Con nuestra Semana Santa ocurre algo parecido a lo que sucede con el fútbol, que todos sabemos lo que hay que hacer para arreglarlo, pero que, en la práctica, no somos capaces de llevarlo a efecto, porque nos olvidamos de aquello de que más vale un toma que dos te daré. Y así sucede que un año sí y otro también surgen polémicas y enfrentamientos, cuando no lo es por el reparto del presupuesto entre las cofradías, lo es por la forma de financiar las bandas de música, o por las guirigáis entre los cargadores de pasos. Lo cierto es que, aunque todos esos desbarros sean de carácter interno, en contra de lo que pudiera parecer, llegan a trascender hacia afuera, porque la gente cuando oye algo le aplica automáticamente el amplificador de que cuando el río suena agua lleva. Si se dialogara más y se admitiera el debate, como gimnasia colectiva, quizás se solucionarían ésos y otros problemas, sin necesidad de enquistarse, ya que la avaricia rompe el saco, y no vale decir que ojos que no ven corazón que no siente. Porque esos temas, se quiera o no, trascienden, y no solo no aportan nada positivo al desarrollo del evento, sino que fomentan el enfrentamiento, y hacen que la gente llegue a cabrearse y acuda de peor gana a las procesiones.

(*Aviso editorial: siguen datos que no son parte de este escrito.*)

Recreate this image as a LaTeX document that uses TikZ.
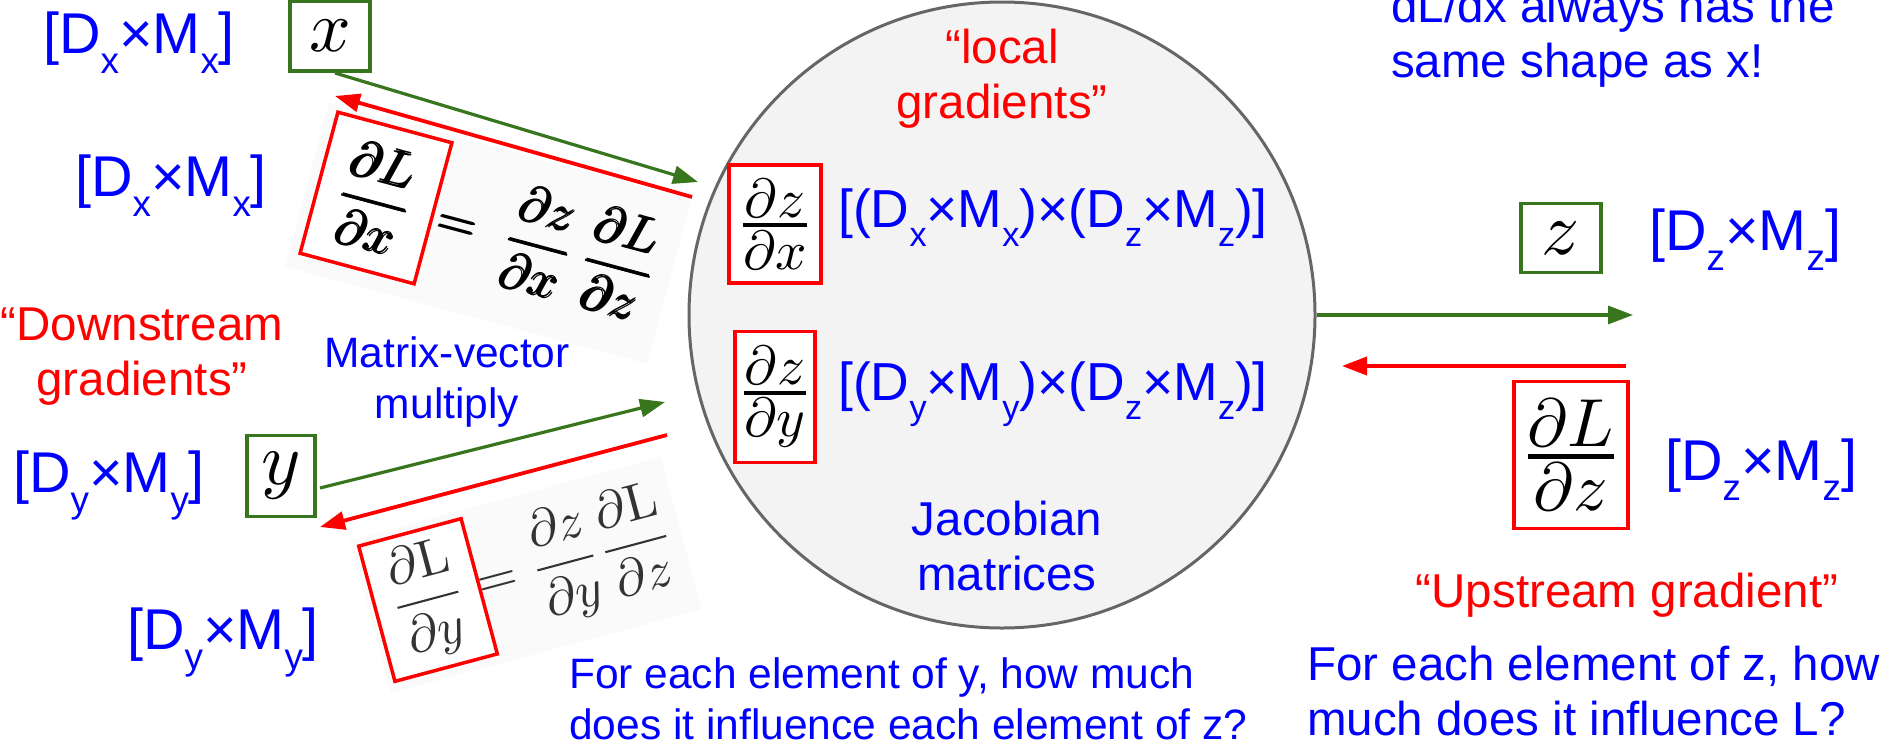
\documentclass[tikz,border=0pt]{standalone}
\usepackage{amsmath}
\usepackage{graphicx}
\usepackage[no-math]{fontspec}
\setmainfont{Liberation Sans}
\usetikzlibrary{arrows.meta}
\definecolor{ggreen}{HTML}{38761D}
\definecolor{cfill}{HTML}{F3F3F3}
\definecolor{cdraw}{HTML}{666666}
\definecolor{tblue}{HTML}{0000FF}
\definecolor{tred}{HTML}{FF0000}
\newcommand{\subs}[1]{\raisebox{-0.36em}{\scalebox{0.64}{#1}}}
\newcommand{\dimlab}[2]{[D\subs{#1}×M\subs{#2}]}
\newcommand{\fbig}{\fontsize{47.5}{55}\selectfont}
\newcommand{\fmid}{\fontsize{42.5}{51}\selectfont}
\newcommand{\fdim}{\fontsize{57.5}{60}\selectfont}
\newcommand{\frow}{\fontsize{53.5}{60}\selectfont}
\newcommand{\mymath}[2]{\scalebox{#1}{$\displaystyle #2$}}
\newcommand{\myfr}[2]{\genfrac{}{}{0.7pt}{1}{\displaystyle #1}{\displaystyle #2}}
\newcommand{\fdLdx}{\mymath{5.1}{\pmb{\frac{\partial L}{\partial x}}}}
\newcommand{\feqx}{\mymath{5.1}{\pmb{=}\;\pmb{\frac{\partial z}{\partial x}}\,\pmb{\frac{\partial L}{\partial z}}}}
\newcommand{\fdLdy}{\mymath{5.2}{\frac{\partial\mathrm{L}}{\partial y}}}
\newcommand{\feqy}{\mymath{5.2}{=\frac{\partial z}{\partial y}\frac{\partial\mathrm{L}}{\partial z}}}
\newcommand{\fdzdx}{\mymath{5.5}{\myfr{\partial z}{\partial x}}}
\newcommand{\fdzdy}{\mymath{5.5}{\myfr{\partial z}{\partial y}}}
\newcommand{\fdLdz}{\mymath{6.8}{\myfr{\partial L}{\partial z}}}
\begin{document}
\begin{tikzpicture}[x=1pt,y=-1pt,
  gbox/.style={draw=ggreen, line width=3.5pt, fill=white, inner sep=0pt},
  rbox/.style={draw=tred, line width=3.5pt, fill=white, inner sep=0pt},
  garrow/.style={draw=ggreen, line width=3.2pt, -{Triangle[length=25pt,width=18pt]}},
  rarrow/.style={draw=tred, line width=3.8pt, -{Triangle[length=25pt,width=18pt]}},
  bluetxt/.style={text=tblue, inner sep=0pt},
  redtxt/.style={text=tred, inner sep=0pt},
  fbg/.style={fill=black!2}
]
\useasboundingbox (0,0) rectangle (1886,745);

\node[circle, draw=cdraw, fill=cfill, line width=3pt, minimum size=626pt, inner sep=0pt] (op) at (1002,315) {};

\begin{scope}[shift={(376,198)}, rotate=-15, transform shape]
  \fill[fbg] (-70,-80) rectangle (305,90);
  \node[rbox, minimum width=118pt, minimum height=146pt] (dLdx) at (0,0) {\fdLdx};
  \node[anchor=west, inner sep=0pt] (eqx) at (66,0) {\feqx};
\end{scope}

\begin{scope}[shift={(428,600)}, rotate=15, transform shape]
  \fill[fbg] (-60,-78) rectangle (262,80);
  \node[rbox, minimum width=106pt, minimum height=140pt, text=black!80] (dLdy) at (0,0) {\fdLdy};
  \node[anchor=west, inner sep=0pt, text=black!80] (eqy) at (52,0) {\feqy};
\end{scope}

\node[gbox, minimum width=80pt, minimum height=70pt] (xb) at (330,36) {\mymath{7.3}{x}};
\node[gbox, minimum width=68pt, minimum height=81pt] (yb) at (281,476) {\mymath{7.5}{y}};
\node[gbox, minimum width=80pt, minimum height=69pt] (zb) at (1561,238) {\mymath{7.5}{z}};

\node[rbox, minimum width=92pt, minimum height=118pt] (dzdx) at (775,224) {\fdzdx};
\node[rbox, minimum width=80pt, minimum height=131pt] (dzdy) at (775,397) {\fdzdy};
\node[rbox, minimum width=114pt, minimum height=147pt] (dLdz) at (1571,455) {\fdLdz};

\node[bluetxt, anchor=base west, font=\fdim] (dx1) at (43,53) {\dimlab{x}{x}};
\node[bluetxt, anchor=base west, font=\fdim] (dx2) at (75,196) {\dimlab{x}{x}};
\node[bluetxt, anchor=base west, font=\fdim] (dy1) at (13,492) {\dimlab{y}{y}};
\node[bluetxt, anchor=base west, font=\fdim] (dy2) at (127,649) {\dimlab{y}{y}};
\node[bluetxt, anchor=base west, font=\fdim] (dz1) at (1649,250) {\dimlab{z}{z}};
\node[bluetxt, anchor=base west, font=\fdim] (dz2) at (1665,480) {\dimlab{z}{z}};
\node[bluetxt, anchor=base west, font=\frow] (row1) at (838,227) {[(D\subs{x}×M\subs{x})×(D\subs{z}×M\subs{z})]};
\node[bluetxt, anchor=base west, font=\frow] (row2) at (838,400) {[(D\subs{y}×M\subs{y})×(D\subs{z}×M\subs{z})]};

\node[redtxt, anchor=north, align=center, font=\fbig] (down) at (142,308) {“Downstream\\gradients”};
\node[redtxt, anchor=north, align=center, font=\fbig] (local) at (1002,29) {“local\\gradients”};
\node[bluetxt, anchor=north, align=center, font=\fmid] (mv) at (447,336) {Matrix-vector\\multiply};
\node[bluetxt, anchor=north, align=center, font=\fbig] (jac) at (1007,501) {Jacobian\\matrices};
\node[bluetxt, anchor=north west, align=left, font=\fmid] (qy) at (569,657) {For each element of y, how much\\does it influence each element of z?};
\node[bluetxt, anchor=north west, align=left, font=\fbig] (qz) at (1307,646) {For each element of z, how\\much does it influence L?};
\node[bluetxt, anchor=north west, align=left, font=\fbig] (shape) at (1391,-12) {dL/dx always has the\\same shape as x!};
\node[redtxt, anchor=base, font=\fbig] (up) at (1627,607) {“Upstream gradient”};

\coordinate (xg1) at (335,73);  \coordinate (xg2) at (698,182);
\coordinate (xr1) at (692,197); \coordinate (xr2) at (335,96);
\coordinate (yg1) at (320,488); \coordinate (yg2) at (665,402);
\coordinate (yr1) at (667,435); \coordinate (yr2) at (320,527);
\coordinate (zg2) at (1633,315);
\coordinate (zr1) at (1626,366); \coordinate (zr2) at (1342,366);
\draw[garrow] (xg1) -- (xg2);
\draw[rarrow] (xr1) -- (xr2);
\draw[garrow] (yg1) -- (yg2);
\draw[rarrow] (yr1) -- (yr2);
\draw[garrow] (op.east) -- (zg2);
\draw[rarrow] (zr1) -- (zr2);
\end{tikzpicture}
\end{document}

Con tanto centrarnos en la cosa del quítame allá esas pajas, resulta que nos olvidamos de los inevitables problemas que van surgiendo al paso de los años, que forman parte activa de algo que se encuentra muy vivo, y que llega a percibirse por quienes asisten a los desfiles como cofrades de acera. No acabar con esos inconvenientes puede resultar nocivo, porque el ímprobo trabajo de organizar y poner en marcha los desfiles procesionales, puede llegar a minusvalorarse si el fin último, por el que tiene sentido la celebración de esta Semana, cual es la participación activa de todos, no se cumple, o cuanto menos se va deteriorando.

Con tanto abusar del quítate tú para ponerme yo, a veces se olvida que algunas cosas no funcionan como sería deseable, y que la imagen que se proyecta al exterior vaya deteriorándose. Una de ellas es el lamentable aspecto que presenta la calzada de las calles, cubierta de cáscaras de pipas, una imagen propia de país maleducado y subdesarrollado. Otra es el paso que se ha dado de tomar un tentempié hasta llegar a pantagruélicas meriendas, en los descansos de las cofradías de la Vera Cruz y del Santo Entierro, que provocan que calles y plazas, desde San Ildefonso a la Catedral, lleguen a atiborrarse de mesas y tenderetes, impidiendo la circulación de personas, y ofreciendo una imagen que se aproxima más a las romerías del siglo pasado que a un desfile procesional. Otra es la duración interminable de determinadas procesiones, como la de la Virgen de la Esperanza, que no termina de pasar nunca, a pesar de contar con un solo paso, uno de los más ligeros de la Semana Santa, y que por tanto no debería justificar la proliferación de tantos fondos. Otro más es del botellón en la noche del jueves al viernes santo, que lejos de ser una reunión de jóvenes que pretenden echar un rato de divertida convivencia se haya ido transformando en un bochornoso concurso de a ver quién se emborracha primero.

Pues eso, que mientras nos encontremos discutiendo posturas más o menos egoístas, encuadradas en un cainismo provinciano, estaremos más lejos de perfilar y ajustar otros temas importantes que podrían ayudar a mejorar el indudable encanto que tienen nuestra Semana Santa, y que, al menos aparentemente, no deberían ser difíciles de solucionar. Claro que, para ello, habría que huir del auto halago, y no sacar pecho ante los avances que sin duda se han ido logrando a lo largo de los años, porque para continuar mejorando hay que continuar yendo de la mano de la humildad, aunque solo sea por aquello de dime de lo que presumes y te diré de lo que careces.

De manera que salirse del problema y mirarlo desde fuera, parecería lo más apropiado, ya que esta suele ser la manera más fácil de solucionarlo. Ojalá que nunca nos veamos obligados a decir aquello de entre todos la mataron y ella sola se murió, porque todos tenemos nuestra parte de responsabilidad, y por tanto algo estaremos obligados a hacer para que las cosas se vayan arreglando, y nada mejor que huir de aquello de que quien calla otorga. Quizás baste mirar a nuestro alrededor y tomar nota de lo que se viene haciendo bien en otros lugares, y tratar de ponerlo en práctica, porque de nada sirve disponer de calificaciones de internacionalidad, interés turístico, o patrimonio de la humanidad, si no se arreglan antes determinadas anomalías, porque no hay cosa más resbaladiza que vender la piel del oso antes de cazarlo.